Comme on l’a dit, Montague considérait qu’une langue naturelle comme l’anglais pouvait être traitée effectivement comme un langage formel, et que son interprétation sémantique ne différait pas, dans ses grandes lignes, de celle d’un langage logique; il était donc possible d’expliciter complètement les liens sémantiques reconnus par un locuteur compétent, c’est-à-dire formuler une théorie dans laquelle de tels liens seraient démontrables. Dans une grammaire de Montague, on peut distinguer trois composantes: un module grammatical, qui engendre les expressions bien formées de la langue (les énoncés ambigus admettent plusieurs processus d’engendrement distincts, qui déterminent des structures syntaxiques différentes); un module de traduction, qui assigne à chaque structure syntaxique sa traduction dans un langage logique d’ordre supérieur au premier («logique intensionnelle»); et un module d’interprétation, dans lequel les formules du langage logique sont interprétées en structures algébriques complexes (fondées sur la théorie des ensembles) de manière à ce que soient déterminées les conditions de vérité des formules correspondantes aux énoncés anglais, c’est-à-dire leur liens implicatifs. Dans les formulations plus avancées de la théorie, toutes les interprétations sont intensionnelles: la valeur sémantique qu’une interprétation assigne à une expression linguistique est une intension, c’est-à-dire une fonction qui assigne une dénotation à un couple constitué par un monde possible et un contexte d’usage. Dans les systèmes de Montague, le passage à travers un langage logique (la traduction en logique intensionnelle) n’est pas essentiel: il est possible de définir une fonction qui interprète directement les structures syntaxiques engendrées par le premier module. Donc l’anglais est véritablement traité comme un langage formel.

Quand on parle d’interprétation de l’anglais, ou d’une autre langue naturelle, on doit entendre des fragments plus ou moins amples de cette langue: un fragment est délimité par un certain ensemble d’unités lexicales et par des constructions grammaticales déterminées.

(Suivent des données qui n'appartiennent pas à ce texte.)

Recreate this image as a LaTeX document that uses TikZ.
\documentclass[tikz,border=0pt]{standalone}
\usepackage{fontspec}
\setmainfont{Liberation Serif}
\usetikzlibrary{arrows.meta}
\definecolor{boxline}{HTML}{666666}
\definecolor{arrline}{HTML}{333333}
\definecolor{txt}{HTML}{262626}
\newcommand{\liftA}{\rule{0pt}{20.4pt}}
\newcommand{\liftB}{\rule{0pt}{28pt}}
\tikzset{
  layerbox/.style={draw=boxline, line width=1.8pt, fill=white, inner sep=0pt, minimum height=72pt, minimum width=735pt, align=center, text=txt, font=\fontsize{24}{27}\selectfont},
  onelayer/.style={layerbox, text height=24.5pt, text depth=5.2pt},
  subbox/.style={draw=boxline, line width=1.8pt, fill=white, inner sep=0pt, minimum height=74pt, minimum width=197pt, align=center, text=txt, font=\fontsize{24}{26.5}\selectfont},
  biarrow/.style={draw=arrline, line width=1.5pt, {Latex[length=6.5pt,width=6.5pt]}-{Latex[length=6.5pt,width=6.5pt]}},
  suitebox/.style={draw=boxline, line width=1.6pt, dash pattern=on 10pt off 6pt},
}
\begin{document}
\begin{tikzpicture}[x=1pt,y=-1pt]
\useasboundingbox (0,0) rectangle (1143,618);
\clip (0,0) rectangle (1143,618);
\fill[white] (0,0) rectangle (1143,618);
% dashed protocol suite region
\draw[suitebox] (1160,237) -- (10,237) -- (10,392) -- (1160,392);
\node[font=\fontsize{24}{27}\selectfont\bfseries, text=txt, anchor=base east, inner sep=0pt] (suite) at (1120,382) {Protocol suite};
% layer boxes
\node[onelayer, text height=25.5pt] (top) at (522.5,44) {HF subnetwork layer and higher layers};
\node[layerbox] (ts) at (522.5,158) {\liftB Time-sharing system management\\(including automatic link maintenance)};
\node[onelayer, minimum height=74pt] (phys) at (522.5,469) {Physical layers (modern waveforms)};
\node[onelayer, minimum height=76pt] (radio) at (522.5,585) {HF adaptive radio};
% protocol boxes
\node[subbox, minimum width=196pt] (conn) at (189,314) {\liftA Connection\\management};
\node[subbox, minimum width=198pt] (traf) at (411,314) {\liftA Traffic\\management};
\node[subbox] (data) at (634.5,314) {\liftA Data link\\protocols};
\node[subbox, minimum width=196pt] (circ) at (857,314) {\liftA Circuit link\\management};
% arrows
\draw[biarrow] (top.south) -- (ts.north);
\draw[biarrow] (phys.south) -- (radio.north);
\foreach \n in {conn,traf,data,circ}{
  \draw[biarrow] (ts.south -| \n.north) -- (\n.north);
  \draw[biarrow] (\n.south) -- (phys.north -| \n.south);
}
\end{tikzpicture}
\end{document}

En d’autres termes, la théorie s’applique à des ensembles (infinis) de phrases formées à partir de mots déterminés selon des règles grammaticales déterminées, qui ne sont pas toutes les règles de formation de la langue; l’objectif dernier de la théorie est d’arriver à couvrir toutes les constructions grammaticales reconnues (ou, si l’on veut, tous les types de phrases anglaises, ou d’une autre langue) et de résoudre tous les problèmes posés par le lexique de manière telle que l’extension du traitement à de nouveaux mots soit banal. On parle d’une grammaire de Montague pour désigner le traitement d’un fragment déterminé d’une langue selon les principes que nous venons de spécifier; tandis que la grammaire de Montague est la méthode générale de traitement du langage naturel.

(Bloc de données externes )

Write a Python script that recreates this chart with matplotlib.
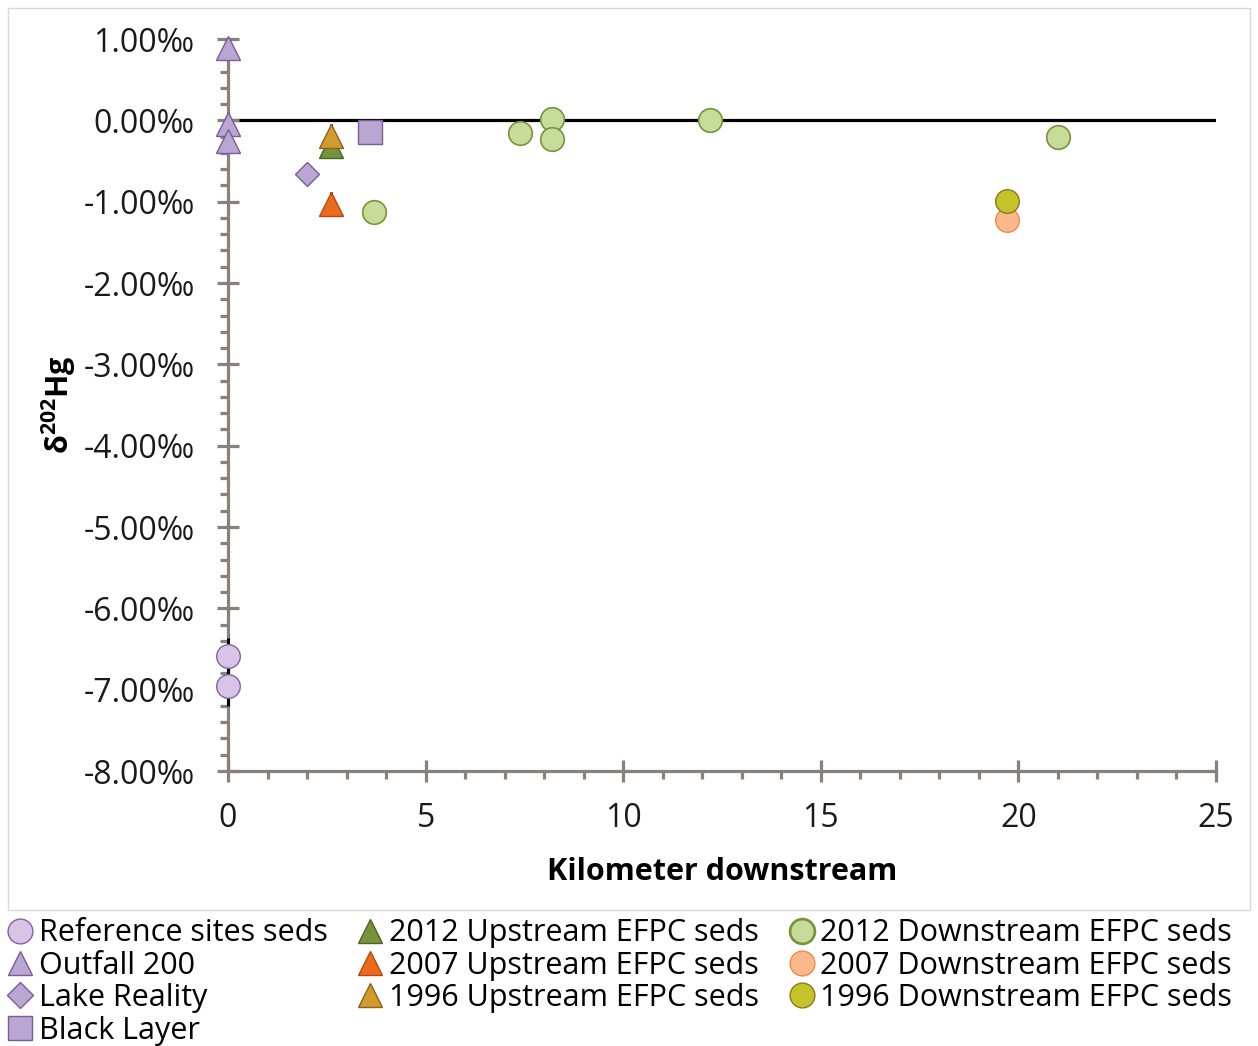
import matplotlib
matplotlib.use("Agg")
import matplotlib.pyplot as plt
from matplotlib.lines import Line2D
from matplotlib.patches import Rectangle
from matplotlib.ticker import MultipleLocator, FuncFormatter

plt.rcParams.update({
    "font.family": ["Open Sans", "DejaVu Sans"],
    "mathtext.fontset": "custom",
    "mathtext.rm": "Open Sans",
    "mathtext.bf": "Open Sans:bold",
})

# ---------------------------------------------------------------- data
ref_x = [0, 0]
ref_y = [-6.59, -6.96]
ref_err = [0.23, 0.24]

outfall_x = [0, 0, 0]
outfall_y = [0.89, -0.04, -0.25]

lake_x = [2.0]
lake_y = [-0.66]

black_x = [3.6]
black_y = [-0.14]

up2012_x = [2.6]
up2012_y = [-0.32]
up2007_x = [2.6]
up2007_y = [-1.03]
up2007_err = [0.15]
up1996_x = [2.6]
up1996_y = [-0.19]
up1996_err = [0.14]

dn2012_x = [3.7, 7.4, 8.2, 8.2, 12.2, 21.0]
dn2012_y = [-1.13, -0.16, 0.02, -0.23, 0.0, -0.21]
dn2007_x = [19.7]
dn2007_y = [-1.23]
dn1996_x = [19.7]
dn1996_y = [-0.99]

# name, marker, face, edge, edge width
styles = [
    ("Reference sites seds", "o", "#d9c3e6", "#8064a2", 1.0),
    ("Outfall 200", "^", "#b9a6d3", "#7a5c99", 1.0),
    ("Lake Reality", "D", "#b9a6d3", "#7a5c99", 1.0),
    ("Black Layer", "s", "#b9a6d3", "#7a5c99", 1.0),
    ("2012 Upstream EFPC seds", "^", "#77933c", "#4f6228", 1.0),
    ("2007 Upstream EFPC seds", "^", "#ec6a1c", "#b54a0b", 1.0),
    ("1996 Upstream EFPC seds", "^", "#d39a2c", "#8a6420", 1.0),
    ("2012 Downstream EFPC seds", "o", "#c8dc9a", "#77933c", 1.2),
    ("2007 Downstream EFPC seds", "o", "#fbb88a", "#ee8a4c", 1.0),
    ("1996 Downstream EFPC seds", "o", "#c5c22a", "#8a7a20", 1.0),
]
series = [
    (ref_x, ref_y, ref_err),
    (outfall_x, outfall_y, None),
    (lake_x, lake_y, None),
    (black_x, black_y, None),
    (up2012_x, up2012_y, None),
    (up2007_x, up2007_y, up2007_err),
    (up1996_x, up1996_y, up1996_err),
    (dn2012_x, dn2012_y, None),
    (dn2007_x, dn2007_y, None),
    (dn1996_x, dn1996_y, None),
]

# ---------------------------------------------------------------- figure
fig = plt.figure(figsize=(12.58, 10.46), dpi=100)
fig.patches.append(Rectangle((8 / 1258, 1 - 910 / 1046), 1242 / 1258, 902 / 1046,
                             transform=fig.transFigure, fill=False,
                             edgecolor="#d9d9d9", lw=1.0))
ax = fig.add_axes([228 / 1258, 1 - 771 / 1046, 988 / 1258, 732 / 1046])

ms = 17
ax.axhline(0, color="black", lw=2.3, zorder=1)

handles = []
for (name, mk, fc, ec, mew), (xs, ys, err) in zip(styles, series):
    size = ms * 0.72 if mk == "D" else ms
    if err is not None:
        ax.errorbar(xs, ys, yerr=err, fmt="none", ecolor="black", elinewidth=2.2,
                    capsize=0, zorder=2.5, clip_on=False)
    ax.plot(xs, ys, mk, ms=size, mfc=fc, mec=ec, mew=mew, zorder=3, clip_on=False)
    handles.append(Line2D([], [], ls="none", marker=mk, ms=size * 1.05, mfc=fc,
                          mec=ec, mew=mew * 1.6 if name.startswith("2012 D") else mew,
                          label=name))

ax.set_xlim(0, 25)
ax.set_ylim(-8, 1)

spine_c = "#8a817a"
for s in ("top", "right"):
    ax.spines[s].set_visible(False)
for s in ("left", "bottom"):
    ax.spines[s].set_color(spine_c)
    ax.spines[s].set_linewidth(2.3)
    ax.spines[s].set_zorder(2)

ax.xaxis.set_major_locator(MultipleLocator(5))
ax.xaxis.set_minor_locator(MultipleLocator(1))
ax.yaxis.set_major_locator(MultipleLocator(1))
ax.yaxis.set_minor_locator(MultipleLocator(0.2))
ax.yaxis.set_major_formatter(FuncFormatter(lambda v, p: f"{v:.2f}‰"))
ax.tick_params(which="major", direction="inout", length=16, width=2.3, color=spine_c,
               labelsize=23, labelcolor="#1a1a1a")
ax.tick_params(which="minor", direction="out", length=6, width=2.3, color=spine_c)
ax.tick_params(axis="y", which="major", pad=16)
ax.tick_params(axis="x", which="major", pad=14)

ax.set_xlabel("Kilometer downstream", fontsize=22, fontweight="bold", labelpad=16)
ax.set_ylabel(r"δ$^{\mathbf{202}}$Hg", fontsize=22, fontweight="bold", labelpad=4)

fig.legend(handles=handles, loc="upper left", bbox_to_anchor=(-0.008, 1 - 903 / 1046),
           ncol=3, frameon=False, fontsize=22, handletextpad=0.1, columnspacing=0.9,
           labelspacing=0.08, handlelength=1.0, borderaxespad=0.1, numpoints=1)

fig.savefig("out.png", dpi=100)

La méthode de Montague réalise pleinement l’idée de compositionnalité de la sémantique. L’interprétation d’une expression complexe est en effet toujours une fonction des interprétations de ses constituants, qui dépend seulement de la structure syntaxique de l’expression complexe. Par exemple, admettons que l’analyse syntaxique de l’énoncé ‘Le chien court vite’ soit représentée par l’arbre suivant (R1, R2, R3 sont des règles syntaxiques: par exemple, le syntagme ‘le chien’ est constitué de ‘le’ et ‘chien’ sur la base de la règle R1. Évidemment nombre d’éléments de l’analyse ne sont pas explicités):

 

le chien court vite, R3

 

 

le chien, R1 court vite, R2

 

 

le chien court vite

 

L’interprétation de chaque constituant dépend uniquement de celles de ses constituants immédiats: ainsi l’interprétation de ‘le chien court vite’ dépend exclusivement des interprétations de ‘le chien’ et ‘court vite’ et de la règle R3, l’interprétation de ‘le chien’ dépend de celles de ‘le’ et ‘chien’ et de la règle R1 etc. On parle en ce cas de compositionnalité règle par règle : l’interprétation avance pas à pas, en interprétant chaque constituant sur la base de la règle syntaxique à travers laquelle il est formé et des interprétations de ses constituants immédiats. La réalisation de cette compositionnalité parfaite implique quelque sacrifice, entre autres en ce qui concerne le caractère plausible des analyses syntaxiques. Mais Montague était souverainement indifférent aux critiques des chomskyens, pour qui une analyse syntaxique doit être motivée par des considérations purement syntaxiques et ne pas être seulement fonctionnelle à l’analyse sémantique: il déclarait «ne pas trouver grand intérêt à la syntaxe, sinon comme prélude à la sémantique», il était sceptique quant au «relief sémantique» des analyses syntaxiques des générativistes, et considérait les travaux de Chomsky critiquables sur le plan «de l’adéquation, de la précision mathématique et de l’élégance» (Montague, 1970: 223). En réalité, ce qui séparait Montague des chomskyens était surtout une idée profondément différente des tâches de la théorie linguistique. Pour Montague, la sémantique doit certes rendre compte des intuitions des locuteurs dans le sens où, par exemple, les implications démontrées par la théorie doivent coïncider avec celles reconnues effectivement par les locuteurs; mais il ne doit pas se préoccuper de reproduire des processus mentaux hypothétiques sous-jacents à l’interprétation sémantique d’un énoncé de la part d’un locuteur. L’idée qu’une règle syntaxique ou une règle d’interprétation sémantique doivent être plausiblement imputables à un esprit fini comme celui de l’homme est tout à fait étrangère à Montague, pour qui la sémantique fait partie de la mathématique et non de la psychologie. Également sous cet aspect, d’antimentalisme radical, la grammaire de Montague constitue la pleine réalisation du paradigme dominant.